Originally developed for use with the Hubble Space Telescope, drizzle is a digital processing method for the linear reconstruction of under-sampled images, thus improving the apparent resolution of the image. Deep Sky Stacker is an excellent piece of software and provides the facility of x2 and x3 Drizzle but unlike some commercial packages has limited memory that is used for this task. As a result after attempting to use Drizzle whilst stacking a number of times in DSS, the process crashed at the end of each sequence. Finally another SGL Forum query provided the answers: (i) DSS lacks memory required to stack and process the original sub using Drizzle, but (ii) Drizzle will work by applying the Custom Rectangle Mode in DSS to a select a specific, smaller area of the sub. It took me a while to figure this out but eventually I manged to process the Witch’s Broom area of the image successfully. I’ve concluded that Drizzle is certainly a feature worth deploying during stacking from time to time but only where the main target is poorly sampled and where the specific object will fit within the Custom Rectangle Mode defined by DSS – it should also be noted that the resulting data size also increases very substantially when using Drizzle.

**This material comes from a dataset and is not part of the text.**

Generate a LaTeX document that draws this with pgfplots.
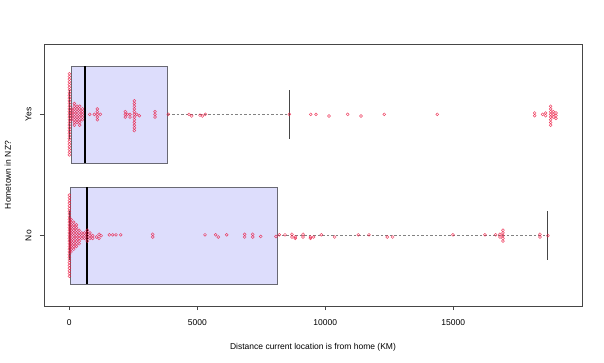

Witch’s Broom (as above) + 2x Drizzle
All-in-all it continues to be a great surprise just how different and often complex the techniques are with a mono camera and filters compared to a one-shot DSLR camera, both during capturing and processing. I was previously aware of these issues and some related shortcomings but so far the results have justified the additional effort; I’m not sure I would say the same about a conventional mono CCD camera, that requires much longer imaging times which in my opinion are not suitable for the average user and weather conditions in the UK. I know there’s still much to master – Plate Solving + Mosaics + Meridian Flips + Sequence Generator Pro etc. – and I’ll soon need to start a completely new alignment star model for winter and recalibrate PHD2 guiding but the past few months have really been good fun and very productive.